Nous parlons donc de quitter notre position présente pour une chose en laquelle personne ne croit vraiment parmi nos chères élites, comportement apparemment illogique s'il en est. La raison en est pourtant redoutablement simple ; entrer dans phoenix nous assure une stabilité diplomatique sans égale, autrement dit, l'adhésion se fait d'abord pour l'une des plus vieilles justifications de l'humanité : la flemme. La flemme de devoir négocier ardemment des compromis diplomatiques qui, bien que périlleux, sont pourtant bien plus à notre avantage que lorsque nous étions dans les hautes sphères de PeaceGC, la flemme d'assumer une position qui, pour être instable, nous assure cependant, en n'étant les suiveurs de personne, d'être relativement suivis et demandés, d'être sollicités, d'être écoutés, comme la Hongrie fut contrainte de le faire, de voir enfin notre avis demandé lorsqu'une question nous concerne, faisant de nous plus que les presse-boutons passifs des grands décisionnaires d'une alliance au service des ambitions irrationnelles de quelques pays assis sur la richesse des autres, d'être, finalement, libres et autonomes, comme nous le recommande la raison plutôt que de suivre aveuglément une masse qui, pour avoir l'avantage du nombre, a rarement celui de de la clairvoyance, encore moins celui de l'intelligence.

Alors oui ! La fin proclamée de l'entente nous place dans une position un peu moins confortable, mais qui en définitive, ne change rien à notre place dans l'immonde ; la seule contrainte supplémentaire étant de devoir assumer pleinement notre statut de pays franc-tireur, non aligné et usant de la diplomatie plutôt que de la rarement payée fidélité.

Oui ! La fin annoncée de l'entente nous contraint à être plus créatifs, plus volontaires, plus engagés aussi dans notre détermination à faire prévaloir nos intérêts nationaux, et l'argument de notre immobilisme forcé n'est que celui de ceux qui, drogués par leur flemme et aveuglés par la joie de la paresse intellectuelle, sont incapables d'imaginer que nous puissions fédérer autour de projets ambitieux, dans le cadre d'échange multilatéraux avec nos vieux amis.

Bien entendu, cela requiert un peu plus de travail, et un peu plus d'appétit que celui de transposer les ordres émanant du grand commandement de phoenix en les renommant « application du programme présidentiel », pour le bonheur obligatoire de la population, mais, comme toute chose précieuse, la liberté a un prix, et celui-ci est celui de l'audace, du courage, et du volontarisme dans la quête non limitée de l'accomplissement de notre destinée nationale.

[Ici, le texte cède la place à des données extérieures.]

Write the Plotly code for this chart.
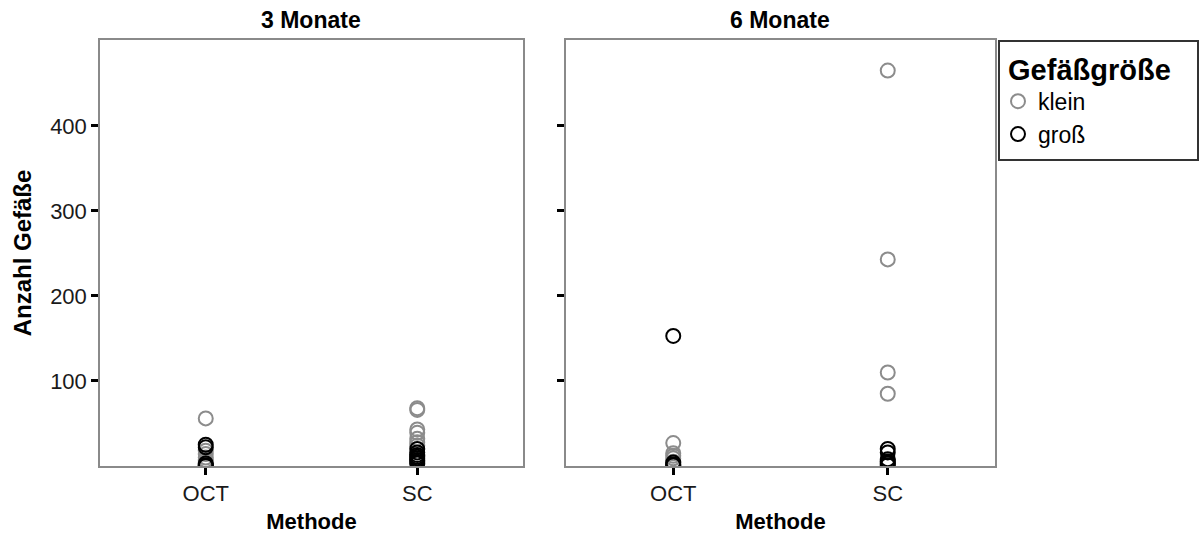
import plotly.graph_objects as go

methods = ["OCT", "SC"]
panels = ["3 Monate", "6 Monate"]
size_groups = ["klein", "groß"]

# 3 Monate
m3_oct_klein = [56, 18, 14, 10, 7, 4, 2]
m3_oct_gross = [25, 22, 3, 1, 0]
m3_sc_klein = [68, 66, 43, 39, 32, 28, 24]
m3_sc_gross = [20, 16, 13, 11, 9, 7, 5, 3]

# 6 Monate
m6_oct_klein = [27, 15, 12, 9, 5]
m6_oct_gross = [153, 4, 2, 1]
m6_sc_klein = [465, 243, 110, 85, 6, 4]
m6_sc_gross = [20, 16, 8, 5, 3, 1]

colors = {"klein": "#8C8C8C", "groß": "#000000"}
FONT = "Liberation Sans, Arial, Helvetica, sans-serif"

data = {
    ("3 Monate", "klein"): (m3_oct_klein, m3_sc_klein),
    ("3 Monate", "groß"): (m3_oct_gross, m3_sc_gross),
    ("6 Monate", "klein"): (m6_oct_klein, m6_sc_klein),
    ("6 Monate", "groß"): (m6_oct_gross, m6_sc_gross),
}

fig = go.Figure()
for pi, panel in enumerate(panels):
    ax = "" if pi == 0 else str(pi + 1)
    for grp in size_groups:
        oct_v, sc_v = data[(panel, grp)]
        xs = [methods[0]] * len(oct_v) + [methods[1]] * len(sc_v)
        ys = list(oct_v) + list(sc_v)
        fig.add_trace(go.Scatter(
            x=xs, y=ys, mode="markers", name=grp,
            legendgroup=grp, showlegend=(pi == 0),
            xaxis="x" + ax, yaxis="y" + ax,
            marker=dict(symbol="circle-open", size=14, color=colors[grp],
                        line=dict(width=2, color=colors[grp])),
        ))

W, H = 1201, 537
x1 = [100 / W, 523 / W]
x2 = [566 / W, 995 / W]
yd = [1 - 466 / H, 1 - 40 / H]

axis_common = dict(showline=True, mirror=True, linecolor="#8A8A8A", linewidth=1.5,
                   showgrid=False, zeroline=False, ticks="outside", ticklen=7,
                   tickwidth=3, tickcolor="black",
                   tickfont=dict(family=FONT, size=22, color="#1A1A1A"))

fig.update_layout(
    width=W, height=H, autosize=False,
    margin=dict(l=0, r=0, t=0, b=0),
    plot_bgcolor="white", paper_bgcolor="white",
    font=dict(family=FONT, color="black"),
    xaxis=dict(domain=x1, anchor="y", type="category", range=[-0.5, 1.5],
               categoryorder="array", categoryarray=methods,
               title=dict(text="<b>Methode</b>", font=dict(family=FONT, size=22), standoff=8),
               **axis_common),
    xaxis2=dict(domain=x2, anchor="y2", type="category", range=[-0.5, 1.5],
                categoryorder="array", categoryarray=methods,
                title=dict(text="<b>Methode</b>", font=dict(family=FONT, size=22), standoff=8),
                **axis_common),
    yaxis=dict(domain=yd, anchor="x", range=[0, 501], tickvals=[100, 200, 300, 400],
               title=dict(text="<b>Anzahl Gefäße</b>", font=dict(family=FONT, size=24), standoff=12),
               **axis_common),
    yaxis2=dict(domain=yd, anchor="x2", range=[0, 501], tickvals=[100, 200, 300, 400],
                showticklabels=False, **axis_common),
    legend=dict(x=998 / W, y=1 - 42 / H, xanchor="left", yanchor="top",
                borderwidth=0, bgcolor="rgba(0,0,0,0)",
                title=dict(text="&nbsp;<b>Gefäßgröße</b>", font=dict(family=FONT, size=29)),
                font=dict(family=FONT, size=23, color="black"),
                itemsizing="trace", itemwidth=30, tracegroupgap=0),
    shapes=[dict(type="rect", xref="paper", yref="paper",
                 x0=999 / W, x1=1198 / W, y0=1 - 160 / H, y1=1 - 41 / H,
                 line=dict(color="#333333", width=2), fillcolor="rgba(0,0,0,0)", layer="above")],
    annotations=[
        dict(text="<b>3 Monate</b>", x=(x1[0] + x1[1]) / 2, y=1 - 20 / H, xref="paper", yref="paper",
             showarrow=False, font=dict(family=FONT, size=23), xanchor="center", yanchor="middle"),
        dict(text="<b>6 Monate</b>", x=(x2[0] + x2[1]) / 2, y=1 - 20 / H, xref="paper", yref="paper",
             showarrow=False, font=dict(family=FONT, size=23), xanchor="center", yanchor="middle"),
    ],
)

fig.write_html("out.html")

Personne n'ira nier notre très relative vulnérabilité, pris entre deux feux à jouer les équilibres, mais personne non plus ne devrait nier le potentiel bien plus grand d'un mot qui a sauvé des vies, des carrières, des destins, et qui s'écrit de trois bêtes lettres, le « non ».

En renonçant au « non », nous renonçons à notre indépendance, celle qui a fait qu'aujourd'hui, nous sommes une entité libre et intègre, libre de défendre ses principes et ses projets, intègre dans notre territoire retrouvé. Tout cela pourquoi ? Pour pas grand chose, mais la facilité est, comme on dit, l'atour de la faiblesse, et il est à craindre que cela ne soit notre nouvelle devise diplomatique, pour le malheur commun. Contre cela, la raison commande de dire non, non parce que nous méritons mieux que de répéter une histoire qui nous a déjà prouvé par avance sa fin immensément tragique, qu'il serait dommageable de revivre à nouveau. Non, parce que l'Histoire doit parfois prendre des voies nouvelles, pour parvenir, un jour, à être un peu moins médiocre que celle de la génération précédente, non enfin parce que si la première erreur de jugement est tout à fait excusable, sa répétition, elle, ne l'est que très rarement.